Muhammad Ali is arguably the most electrifying and world-renowned athlete in history. His life has been a Sisyphean roller-coaster, from his gold medal at the 1960 Olympics and a subsequent multi-title-winning pro career to his three-year suspension for evading the Vietnam-era draft as a conscientious objector. Michael Mann is one of the more visually interesting directors of our time. From his 1981 feature debut Thief to the Oscar-nominated The Insider his films have consistently dazzled the eye if not always fully engaging the cerebellum. So it’s a surprising disappointment then, that Ali, the product of their intersection, stands as a bland and surprisingly uninvolving film that packs very little punch outside of its fight scenes.
The film focuses on a single decade, starting the night in 1964 when Ali (Will Smith) won his first pro heavyweight title from Sonny Liston. It was a tumultuous time for both Ali and America, but at the end of two and one-half hours (that seems even longer) little in the way of illumination has been provided. Mann and four other screenwriters (itself a bad sign) present the era via a string of blank and bland scenes with little connection or context. Watching old ABC Wide World of Sports interviews with Ali would be more instructive.
The whole enterprise plays out more like a historical re-creation than a drama, as Mann trots out a lot of history but always shows much more what than how or why. Even when is mostly lost, as aside from a single date superimposed at the very start of the film the viewer is left to guess what year it is at any give point. And every time the film appears poised to yield some insight or dive deeper than a recitation of facts and events, Mann shuffles his narrative cards and the spell is broken.

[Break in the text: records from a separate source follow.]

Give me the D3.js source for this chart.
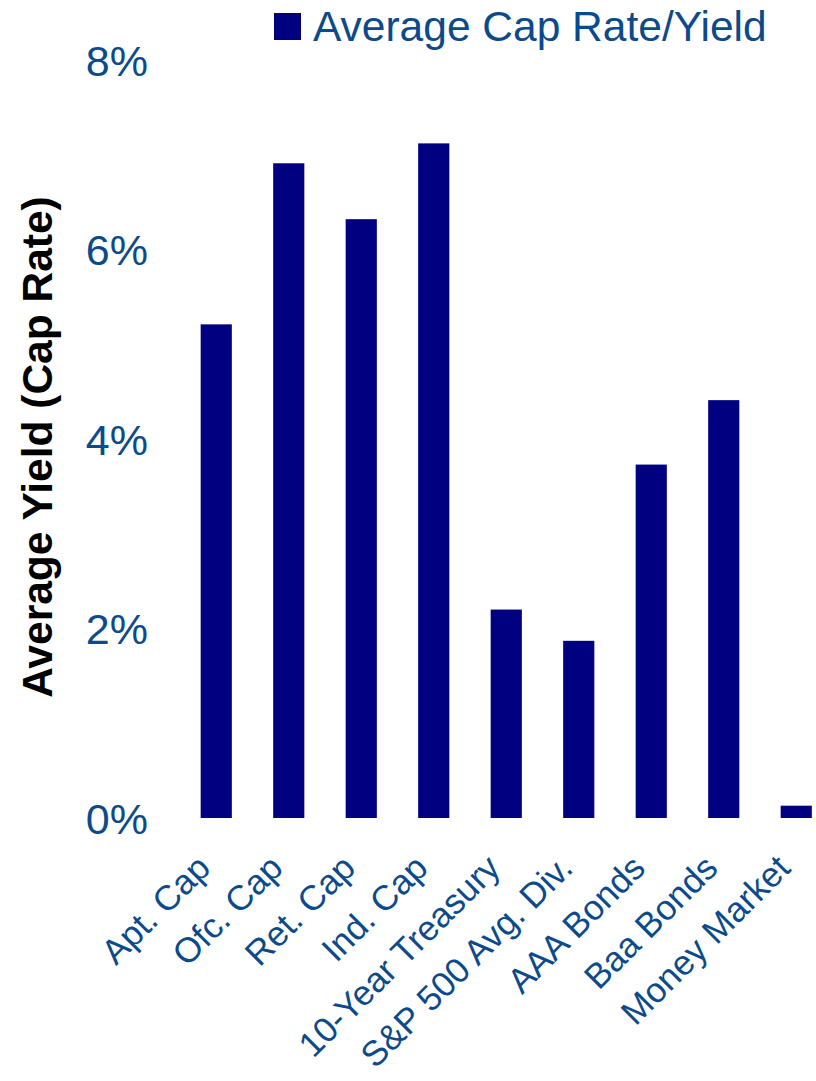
<!DOCTYPE html>
<html>
<head>
<meta charset="utf-8">
<script src="https://cdn.jsdelivr.net/npm/d3@7"></script>
<style>
  html, body { margin: 0; padding: 0; background: #fff; }
  svg { display: block; }
</style>
</head>
<body>
<div id="chart"></div>
<script>
const categories = ["Apt. Cap", "Ofc. Cap", "Ret. Cap", "Ind. Cap", "10-Year Treasury", "S&P 500 Avg. Div.", "AAA Bonds", "Baa Bonds", "Money Market"];
const values = [5.21, 6.91, 6.32, 7.12, 2.20, 1.87, 3.73, 4.41, 0.13];
const yTicks = [0, 2, 4, 6, 8];
const seriesName = "Average Cap Rate/Yield";
const yTitle = "Average Yield (Cap Rate)";

const W = 816, H = 1081;
const font = "'Liberation Sans', Arial, sans-serif";
const textBlue = "#0b4a8b";
const barColor = "#000080";

const svg = d3.select("#chart").append("svg").attr("width", W).attr("height", H);

const x = d3.scaleBand().domain(categories).range([180, 832.5]).paddingInner(0.57).paddingOuter(0.285);
const y = d3.scaleLinear().domain([0, 8]).range([818, 60]);

// bars
svg.append("g").selectAll("rect").data(values).join("rect")
  .attr("x", (d, i) => x(categories[i]))
  .attr("width", x.bandwidth())
  .attr("y", d => y(d))
  .attr("height", d => y(0) - y(d))
  .attr("fill", barColor);

// y axis (labels only)
const yAxis = d3.axisLeft(y).tickValues(yTicks).tickFormat(d => d + "%").tickSize(0).tickPadding(0);
const gy = svg.append("g").attr("transform", "translate(148,0)").call(yAxis);
gy.select(".domain").remove();
gy.selectAll("text").attr("fill", textBlue).attr("font-family", font).attr("font-size", "43px").attr("dy", "0.36em");

// x axis labels
const xAxis = d3.axisBottom(x).tickSize(0).tickPadding(0);
const gx = svg.append("g").attr("transform", "translate(0,818)").call(xAxis);
gx.select(".domain").remove();
gx.selectAll(".tick text")
  .attr("fill", textBlue).attr("font-family", font).attr("font-size", "35px")
  .attr("text-anchor", "end")
  .attr("x", 0).attr("y", 0).attr("dy", 0)
  .attr("transform", "translate(-4,52) rotate(-45)");

// y title
svg.append("text")
  .attr("transform", "translate(52,447) rotate(-90)")
  .attr("text-anchor", "middle")
  .attr("font-family", font).attr("font-weight", "bold").attr("font-size", "42.5px")
  .attr("fill", "#000")
  .text(yTitle);

// legend
const lg = svg.append("g");
lg.append("rect").attr("x", 274).attr("y", 13).attr("width", 27).attr("height", 27).attr("fill", barColor);
lg.append("text").attr("x", 313).attr("y", 41)
  .attr("font-family", font).attr("font-size", "42.5px").attr("fill", textBlue)
  .text(seriesName);
</script>
</body>
</html>
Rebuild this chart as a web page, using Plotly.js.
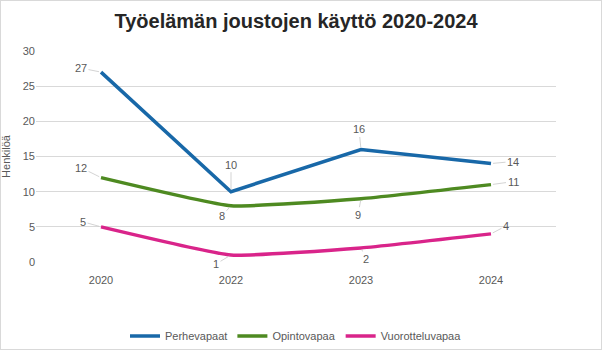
<!DOCTYPE html>
<html>
<head>
<meta charset="utf-8">
<script src="https://cdn.plot.ly/plotly-3.0.1.min.js"></script>
<style>
html,body{margin:0;padding:0;background:#fff;}
#wrap{position:relative;width:602px;height:350px;}
#chart{width:602px;height:350px;}
#frame{position:absolute;left:0;top:0;width:600px;height:348px;border:1px solid #d9d9d9;pointer-events:none;}
</style>
</head>
<body>
<div id="wrap"><div id="chart"></div><div id="frame"></div></div>
<script>
var years = ["2020", "2022", "2023", "2024"];
var perhevapaat = [27, 10, 16, 14];
var opintovapaa = [12, 8, 9, 11];
var vuorotteluvapaa = [5, 1, 2, 4];
var seriesNames = ["Perhevapaat", "Opintovapaa", "Vuorotteluvapaa"];
var seriesColors = ["#1868a8", "#4e8a21", "#d9248a"];

// label offsets (pixels) for data labels
var offX = [[-20, 0, -2, 22], [-20, -9, -3, 22], [-18, -15, 5, 15]];
var offY = [[-4, -27, -20, -2], [-10, 10, 16, -3], [-5, 9, 11, -8]];

var allSeries = [perhevapaat, opintovapaa, vuorotteluvapaa];
var shapes = ["linear", "spline", "spline"];

var traces = allSeries.map(function (vals, i) {
  return {
    x: years, y: vals, type: "scatter", mode: "lines", name: seriesNames[i],
    line: {color: seriesColors[i], width: 3.5, shape: shapes[i], smoothing: 0.4},
    hoverinfo: "skip"
  };
});

var annotations = [];
allSeries.forEach(function (vals, i) {
  vals.forEach(function (v, j) {
    annotations.push({
      x: j, y: v, xref: "x", yref: "y", text: String(v),
      showarrow: true, arrowhead: 0, arrowwidth: 0.8, arrowcolor: "#c8c8c8",
      ax: offX[i][j], ay: offY[i][j], standoff: 2,
      font: {family: "Liberation Sans, Arial, sans-serif", size: 11, color: "#595959"}
    });
  });
});

var layout = {
  width: 602, height: 350,
  margin: {l: 36, r: 46, t: 51, b: 88, autoexpand: false},
  paper_bgcolor: "#ffffff", plot_bgcolor: "#ffffff",
  title: {
    text: "<b>Työelämän joustojen käyttö 2020-2024</b>",
    x: 0.5, xref: "paper", xanchor: "center", y: 0.94, yanchor: "middle",
    font: {family: "Liberation Sans, Arial, sans-serif", size: 20, color: "#262626"}
  },
  xaxis: {
    type: "category", range: [-0.5, 3.5], showgrid: false, zeroline: false, showline: false,
    ticks: "", ticklabelstandoff: 10,
    tickfont: {family: "Liberation Sans, Arial, sans-serif", size: 11, color: "#595959"},
    fixedrange: true, automargin: false
  },
  yaxis: {
    range: [0, 30], dtick: 5, showgrid: true, gridcolor: "#d9d9d9", gridwidth: 1,
    zeroline: false, showline: false, ticks: "", ticklen: 0,
    tickfont: {family: "Liberation Sans, Arial, sans-serif", size: 11, color: "#595959"},
    title: {text: "Henkilöä", standoff: 12,
      font: {family: "Liberation Sans, Arial, sans-serif", size: 11, color: "#595959"}},
    fixedrange: true, automargin: false
  },
  legend: {
    orientation: "h", x: 0.5, xanchor: "center", yref: "container", y: 0.04, yanchor: "middle",
    font: {family: "Liberation Sans, Arial, sans-serif", size: 11, color: "#595959"},
    itemwidth: 30, tracegroupgap: 0
  },
  annotations: annotations,
  showlegend: true
};

Plotly.newPlot("chart", traces, layout, {displayModeBar: false, staticPlot: true});
</script>
</body>
</html>
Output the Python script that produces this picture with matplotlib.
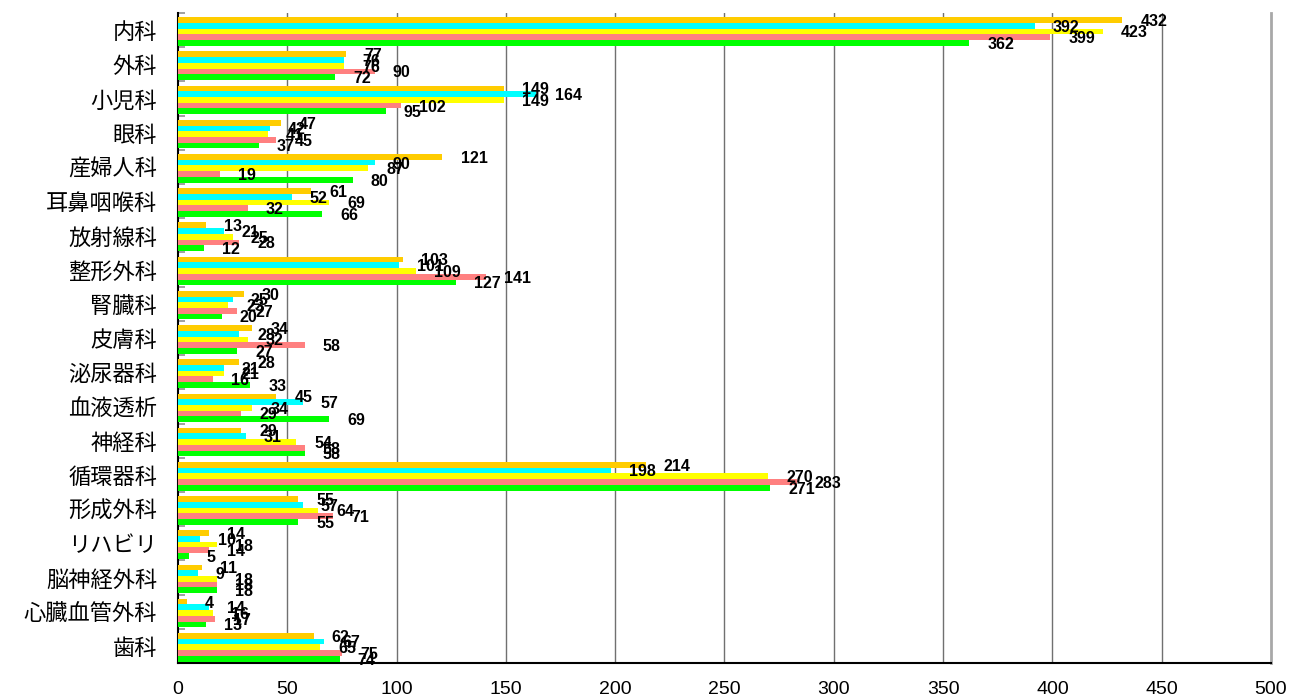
import matplotlib
matplotlib.use("Agg")
import matplotlib.pyplot as plt
import numpy as np

# Departments (top to bottom)
departments = ["内科", "外科", "小児科", "眼科", "産婦人科", "耳鼻咽喉科", "放射線科",
               "整形外科", "腎臓科", "皮膚科", "泌尿器科", "血液透析", "神経科",
               "循環器科", "形成外科", "リハビリ", "脳神経外科", "心臓血管外科", "歯科"]

# Five series per department, drawn top to bottom within each group
series_a = [432, 77, 149, 47, 121, 61, 13, 103, 30, 34, 28, 45, 29, 214, 55, 14, 11, 4, 62]
series_b = [392, 76, 164, 42, 90, 52, 21, 101, 25, 28, 21, 57, 31, 198, 57, 10, 9, 14, 67]
series_c = [423, 76, 149, 41, 87, 69, 25, 109, 23, 32, 21, 34, 54, 270, 64, 18, 18, 16, 65]
series_d = [399, 90, 102, 45, 19, 32, 28, 141, 27, 58, 16, 29, 58, 283, 71, 14, 18, 17, 75]
series_e = [362, 72, 95, 37, 80, 66, 12, 127, 20, 27, 33, 69, 58, 271, 55, 5, 18, 13, 74]

x_ticks = [0, 50, 100, 150, 200, 250, 300, 350, 400, 450, 500]

series = [series_a, series_b, series_c, series_d, series_e]
colors = ["#FFCC00", "#00FFFF", "#FFFF00", "#FF8080", "#00FF00"]

fig = plt.figure(figsize=(13.02, 6.96), dpi=100)
ax = fig.add_axes([0.1367, 0.0474, 0.8395, 0.9339])

n = len(departments)
pos = np.arange(n)
bar_h = 0.167
shift = 0.04

for j, (vals, col) in enumerate(zip(series, colors)):
    y = pos + (j - 2) * bar_h + shift
    ax.barh(y, vals, height=bar_h, color=col, edgecolor="none", zorder=3)
    for yy, v in zip(y, vals):
        ax.annotate(str(v), xy=(v, yy), xytext=(13, -1), textcoords="offset points",
                    ha="left", va="center", fontsize=11.5, fontweight="bold",
                    family="Liberation Sans", color="black", zorder=5)

ax.set_xlim(0, 500)
ax.set_ylim(n - 0.5, -0.5)

ax.set_yticks(pos)
ax.set_yticklabels(departments, family=["Noto Sans CJK JP", "DejaVu Sans"], fontsize=16)
ax.set_yticks(np.arange(-0.5, n, 1.0), minor=True)
ax.tick_params(axis="y", which="major", length=0, pad=15)
ax.tick_params(axis="y", which="minor", direction="in", length=5, color="#909090", width=1.2)

ax.set_xticks(x_ticks)
ax.set_xticklabels([str(t) for t in x_ticks], family="Liberation Sans", fontsize=14)
ax.tick_params(axis="x", length=0, pad=13)

for t in x_ticks[1:-1]:
    ax.axvline(t, color="#707070", lw=1.0, zorder=1)

ax.spines["top"].set_visible(False)
ax.spines["right"].set_color("#A8A8A8")
ax.spines["right"].set_linewidth(2)
ax.spines["left"].set_color("black")
ax.spines["left"].set_linewidth(1.5)
ax.spines["bottom"].set_color("black")
ax.spines["bottom"].set_linewidth(1.5)

fig.savefig("out.png", dpi=100)
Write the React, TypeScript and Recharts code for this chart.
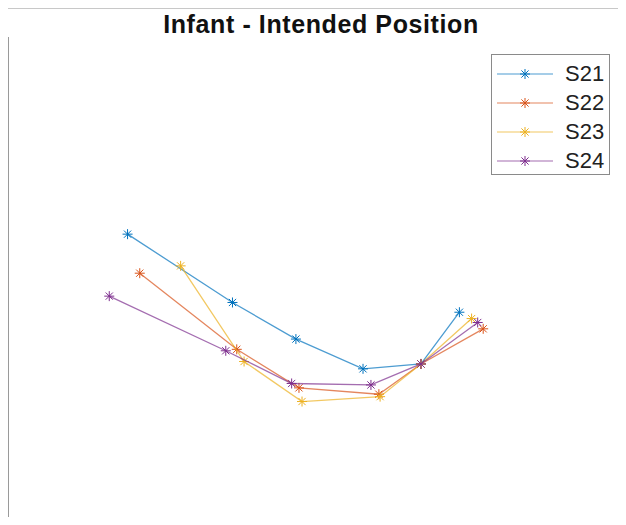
import { ScatterChart, Scatter, XAxis, YAxis } from 'recharts';

const seriesNames = ['S21', 'S22', 'S23', 'S24'];
const seriesColors = ['#0072BD', '#D95319', '#EDB120', '#7E2F8E'];

const s21X = [19.6, 36.8, 47.2, 58.2, 67.7, 74.0];
const s21Y = [59.6, 45.6, 38.1, 32.0, 33.0, 43.6];
const s22X = [21.6, 37.5, 47.7, 60.8, 67.7, 77.9];
const s22Y = [51.6, 36.0, 28.1, 26.8, 33.0, 40.2];
const s23X = [28.3, 38.7, 48.2, 61.0, 67.7, 76.0];
const s23Y = [53.1, 33.5, 25.3, 26.3, 33.0, 42.3];
const s24X = [16.6, 35.7, 46.5, 59.5, 67.7, 77.0];
const s24Y = [46.9, 35.7, 29.0, 28.7, 33.0, 41.5];

const allX = [s21X, s22X, s23X, s24X];
const allY = [s21Y, s22Y, s23Y, s24Y];

const series = seriesNames.map((name, i) => ({
  name,
  color: seriesColors[i],
  data: allX[i].map((x, j) => ({ x, y: allY[i][j] })),
}));

const Star = (props: any) => {
  const { cx, cy, fill } = props;
  const r = 5;
  const d = r * 0.72;
  return (
    <g stroke={fill} strokeWidth={1}>
      <line x1={cx - r} y1={cy} x2={cx + r} y2={cy} />
      <line x1={cx} y1={cy - r} x2={cx} y2={cy + r} />
      <line x1={cx - d} y1={cy - d} x2={cx + d} y2={cy + d} />
      <line x1={cx - d} y1={cy + d} x2={cx + d} y2={cy - d} />
    </g>
  );
};

const LegendBox = () => (
  <div
    style={{
      position: 'absolute',
      left: 491,
      top: 54,
      width: 119,
      height: 121,
      border: '1px solid #8a8a8a',
      background: '#fff',
      fontFamily: 'Liberation Sans, Arial, sans-serif',
      boxSizing: 'border-box',
      paddingTop: 4,
    }}
  >
    {series.map((s) => (
      <div key={s.name} style={{ display: 'flex', alignItems: 'center', height: 29 }}>
        <svg width={68} height={20} style={{ display: 'block' }}>
          <line x1={5} y1={10} x2={61} y2={10} stroke={s.color} strokeOpacity={0.7} strokeWidth={1.2} />
          <Star cx={33} cy={10} fill={s.color} />
        </svg>
        <span style={{ fontSize: 22, color: '#222', marginLeft: 5 }}>{s.name}</span>
      </div>
    ))}
  </div>
);

export default function App() {
  return (
    <div style={{ margin: '-8px', position: 'relative', width: 626, height: 525, background: '#fff' }}>
      <div style={{ position: 'absolute', left: 5, top: 8, width: 621, height: 1, background: '#c8c8c8' }} />
      {/* y axis line, no ticks in the original */}
      <div style={{ position: 'absolute', left: 7, top: 37, width: 2, height: 488, background: '#9a9a9a' }} />
      <div
        style={{
          position: 'absolute',
          left: 0,
          width: 642,
          top: 10,
          textAlign: 'center',
          fontFamily: 'Liberation Sans, Arial, sans-serif',
          fontWeight: 'bold',
          fontSize: 25,
          letterSpacing: 0.6,
          color: '#111',
        }}
      >
        Infant - Intended Position
      </div>
      <ScatterChart width={626} height={525} margin={{ top: 37, right: 8, bottom: 0, left: 8 }}>
        <XAxis type="number" dataKey="x" domain={[0, 100]} hide />
        <YAxis type="number" dataKey="y" domain={[0, 100]} hide />
        {series.map((s) => (
          <Scatter
            key={s.name}
            name={s.name}
            data={s.data}
            fill={s.color}
            line={{ stroke: s.color, strokeWidth: 1.3, strokeOpacity: 0.7 }}
            lineType="joint"
            shape={<Star />}
            isAnimationActive={false}
          />
        ))}
      </ScatterChart>
      <LegendBox />
    </div>
  );
}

Will Smith’s title performance is technically proficient. It’s a convincing mimic job that nails Ali’s vocal cadence, body language, and facial muggings.But little depth or understanding comes through; the performance would be more at home in one of the audio-animatronic dioramas at Epcot Center. Mann’s films usually employ a rich set of supporting characters and Ali is no exception. But good performances by Mario Van Peebles as Malcolm X and Jamie Foxx as Drew "Bundini" Brown are largely underutilized. Jon Voight plays Howard Cosell under what looks like twelve pounds of latex mask and is unintentionally hilarious.
There’s no question that the film looks great, though. Mann uses a pseudo-documentary style throughout with lots of murky and moving camera work, long takes and simple edits to create a gritty aura of realism. The fight scenes are especially invigorating, shot claustrophobically close and using raw thudding sound to take the viewer into the center of the maelstrom of punishing blows that is a pro boxing match.
The film ends on what should be a huge high, the stunning upset in Zaire when Ali regained his title from the much younger and more powerful George Foreman by employing the now-classic "Rope-a-Dope" strategy. But even this falls flat as the film shows it as a rote re-creation of an event and does nothing to explain who devised the strategy or what inspired it. So when Ali is shown with arms raised in triumph once again, it’s no more affecting than reaching the last frame of a 5th grade Social Studies filmstrip, the one that says "End of Lesson." A laughably terse postscript ends the film with an even more resounding whimper, reducing the rest of Ali’s life to a hastily scrawled footnote.
Ali does the unthinkable: making its complex and dynamic subject smaller than life, reducing Muhammad Ali to nothing more than a talking sports action figure posed and moved on a very small and uninteresting stage.